We watched Frank below us, slowly working his way downhill before pulling into another parking area, and we rode down to join him. I had put PDF's of service manuals and owners manuals for all the bikes both on my phone and my iPad, so we started doing some reading. Of course nothing really helped. We called Herman, this time knowing the trick of dialing + in front of the number. After playing a little phone tag on his answering machine he got back to us, but didn't really have any helpful advice. Eventually he said he would try to find a mechanic nearby that could come help us out. OK, that was a plan.
Frank coasting downhill
Well, that didn't work
On the phone with Herman
More quads out for play
While waiting on the Varadero we saw a few dozen of these VW Eurovan/Vanagons/whatever in packs coming (excruciatingly slowly) down the pass, creating lots of passing fun for bikers
Literally the minute we hung up with Herman the bike started. Wahoo! We'd probably spent 30 minutes poking and prodding the Varadero to no avail, and now, magically, it was running just fine. I called Hermann back to tell him we were fine (for now), and told Frank not to turn the bike off under penalty of death. We rode back up to the summit and started our descent on the other side. Whew.

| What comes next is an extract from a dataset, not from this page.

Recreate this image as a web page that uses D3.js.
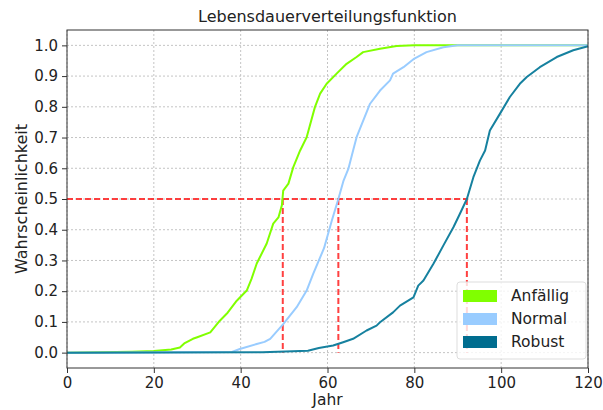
<!DOCTYPE html>
<html>
<head>
<meta charset="utf-8">
<script src="https://cdn.jsdelivr.net/npm/d3@7/dist/d3.min.js"></script>
<style>
  html, body { margin: 0; padding: 0; background: #fff; }
  svg { display: block; font-family: "DejaVu Sans", sans-serif; }
</style>
</head>
<body>
<svg id="chart" width="603" height="410"></svg>
<script>
// Empirical lifetime distribution functions (year, cumulative probability)
const anfaelligYears = [0, 15, 20, 24, 26, 27, 29, 30, 33, 35.2, 37, 39.1, 41.4, 42.5, 43.7, 46, 47.5, 48.7, 49.5, 49.8, 51, 52.1, 53.7, 55.2, 57.1, 58.3, 59.8, 62.1, 64.4, 66.7, 68.2, 72.1, 75.9, 80, 120];
const anfaelligProb  = [0, 0.003, 0.005, 0.01, 0.017, 0.03, 0.045, 0.05, 0.066, 0.104, 0.13, 0.169, 0.202, 0.24, 0.29, 0.355, 0.42, 0.44, 0.48, 0.527, 0.55, 0.603, 0.658, 0.701, 0.799, 0.843, 0.875, 0.908, 0.94, 0.962, 0.978, 0.989, 0.998, 1.0, 1.0];

const normalYears = [0, 38, 39.8, 43.7, 45.5, 46.8, 49.8, 52.9, 55.2, 56.7, 59.2, 61, 62.5, 63.7, 64.8, 65.9, 66.7, 69.8, 72.1, 74.4, 75.1, 77.5, 79.8, 82.8, 86.7, 90, 120];
const normalProb  = [0, 0.002, 0.012, 0.028, 0.035, 0.045, 0.093, 0.148, 0.202, 0.256, 0.34, 0.43, 0.5, 0.56, 0.598, 0.658, 0.701, 0.81, 0.853, 0.886, 0.908, 0.929, 0.955, 0.978, 0.994, 1.0, 1.0];

const robustYears = [0, 45, 55.5, 58, 61.3, 63.6, 65.9, 69, 71.3, 72.1, 75.1, 76.7, 79.8, 80.9, 82.1, 84.4, 86.7, 89, 90.5, 92.1, 93.6, 95.1, 96.3, 97.4, 99.7, 102, 104.3, 105.9, 108.9, 112.8, 116.6, 120];
const robustProb  = [0, 0.001, 0.006, 0.015, 0.023, 0.034, 0.045, 0.072, 0.088, 0.099, 0.131, 0.153, 0.18, 0.218, 0.235, 0.289, 0.349, 0.408, 0.452, 0.5, 0.571, 0.625, 0.658, 0.723, 0.777, 0.832, 0.875, 0.897, 0.929, 0.962, 0.984, 0.997];

// Median lifetime (probability 0.5) per class
const seriesNames = ["Anfällig", "Normal", "Robust"];
const medianYears = [49.7, 62.5, 92.1];
const medianLevel = 0.5;

const xTicks = [0, 20, 40, 60, 80, 100, 120];
const yTicks = [0, 0.1, 0.2, 0.3, 0.4, 0.5, 0.6, 0.7, 0.8, 0.9, 1.0];

const colors = ["#80ff00", "#99ccff", "#006d8f"];
const lineColors = ["#80ff00", "#99ccff", "#16819f"];

const series = [
  { name: seriesNames[0], x: anfaelligYears, y: anfaelligProb },
  { name: seriesNames[1], x: normalYears, y: normalProb },
  { name: seriesNames[2], x: robustYears, y: robustProb }
];

const W = 603, H = 410;
const m = { left: 67, right: 15, top: 30, bottom: 42 };
const iw = W - m.left - m.right, ih = H - m.top - m.bottom;

const svg = d3.select("#chart");
const g = svg.append("g").attr("transform", `translate(${m.left},${m.top})`);

const x = d3.scaleLinear().domain([0, 120]).range([0, iw]);
const y = d3.scaleLinear().domain([-0.05, 1.05]).range([ih, 0]);

// grid
g.append("g").selectAll("line").data(xTicks).join("line")
  .attr("x1", d => x(d)).attr("x2", d => x(d)).attr("y1", 0).attr("y2", ih)
  .attr("stroke", "#c4c4c4").attr("stroke-width", 1).attr("stroke-dasharray", "2,2");
g.append("g").selectAll("line").data(yTicks).join("line")
  .attr("y1", d => y(d)).attr("y2", d => y(d)).attr("x1", 0).attr("x2", iw)
  .attr("stroke", "#c4c4c4").attr("stroke-width", 1).attr("stroke-dasharray", "2,2");

// median guide lines
const red = "#ff2020";
g.append("line")
  .attr("x1", x(0)).attr("x2", x(d3.max(medianYears)))
  .attr("y1", y(medianLevel)).attr("y2", y(medianLevel))
  .attr("stroke", red).attr("stroke-width", 2).attr("stroke-dasharray", "6,3").attr("opacity", 0.85);
g.append("g").selectAll("line").data(medianYears).join("line")
  .attr("x1", d => x(d)).attr("x2", d => x(d))
  .attr("y1", y(medianLevel)).attr("y2", y(0))
  .attr("stroke", red).attr("stroke-width", 2).attr("stroke-dasharray", "6,3").attr("opacity", 0.85);

// curves
const line = d3.line().x(d => x(d[0])).y(d => y(d[1]));
series.forEach((s, i) => {
  g.append("path")
    .datum(s.x.map((v, k) => [v, s.y[k]]))
    .attr("fill", "none")
    .attr("stroke", lineColors[i])
    .attr("stroke-width", 2)
    .attr("stroke-linejoin", "round")
    .attr("d", line);
});

// axes
const xAxis = d3.axisBottom(x).tickValues(xTicks).tickSize(5).tickPadding(4).tickFormat(d3.format("d"));
const yAxis = d3.axisLeft(y).tickValues(yTicks).tickSize(5).tickPadding(4).tickFormat(d3.format(".1f"));
const gx = g.append("g").attr("transform", `translate(0,${ih})`).call(xAxis);
const gy = g.append("g").call(yAxis);
[gx, gy].forEach(a => {
  a.select(".domain").remove();
  a.selectAll("line").attr("stroke", "#333");
  a.selectAll("text").attr("fill", "#222").style("font-size", "15px").style("font-family", "DejaVu Sans, sans-serif");
});

// frame
g.append("rect").attr("x", 0).attr("y", 0).attr("width", iw).attr("height", ih)
  .attr("fill", "none").attr("stroke", "#333").attr("stroke-width", 1);

// legend
const lg = g.append("g").attr("transform", `translate(${457 - m.left},${282 - m.top})`);
lg.append("rect").attr("width", 129).attr("height", 77).attr("rx", 3)
  .attr("fill", "#fff").attr("fill-opacity", 0.8).attr("stroke", "#ddd");
seriesNames.forEach((n, i) => {
  const row = lg.append("g").attr("transform", `translate(6,${8 + i * 23})`);
  row.append("rect").attr("width", 34).attr("height", 12).attr("fill", colors[i]);
  row.append("text").attr("x", 48).attr("y", 11)
    .style("font-size", "15.5px").attr("fill", "#222").text(n);
});

// titles
svg.append("text").attr("x", m.left + iw / 2).attr("y", 22).attr("text-anchor", "middle")
  .style("font-size", "16px").attr("fill", "#222").text("Lebensdauerverteilungsfunktion");
svg.append("text").attr("x", m.left + iw / 2).attr("y", 405).attr("text-anchor", "middle")
  .style("font-size", "15.5px").attr("fill", "#222").text("Jahr");
svg.append("text").attr("transform", `translate(27,${m.top + y(0.5)}) rotate(-90)`)
  .attr("text-anchor", "middle").style("font-size", "16px").attr("fill", "#222").text("Wahrscheinlichkeit");
</script>
</body>
</html>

Had a great ride down Stelvio, enjoying the photo stops in this perfect weather and getting in a nice groove when I got back on the bike.
Looking down the northern descent
Frank approaching a typical 0-degree right hairpin on Stelvio. Fortunately no oncoming traffic to deal with this time. You can see the ramps up to the summit in the top of the picture.
Frank on Stelvio
Dave had some traffic to contend with
While I was shooting on the hairpin this bus just missed me. I was watching him come down, all geared up and ready to move the bike if needed, but he didn't so much as tap the brakes coming at me.
Check out the BMW rider making a super-tight turn and passing the bus on the inside. I had my own fun passing the bus a little later (though just in a straight line).
Stacked roads and Dave
Nice to have the hairpins to yourself
The sidecar guy would tilt the rig a good 30 degrees in the air on most downhill right-handers. I followed him for a while just for the laughs.
What a great thing to read - Aperto!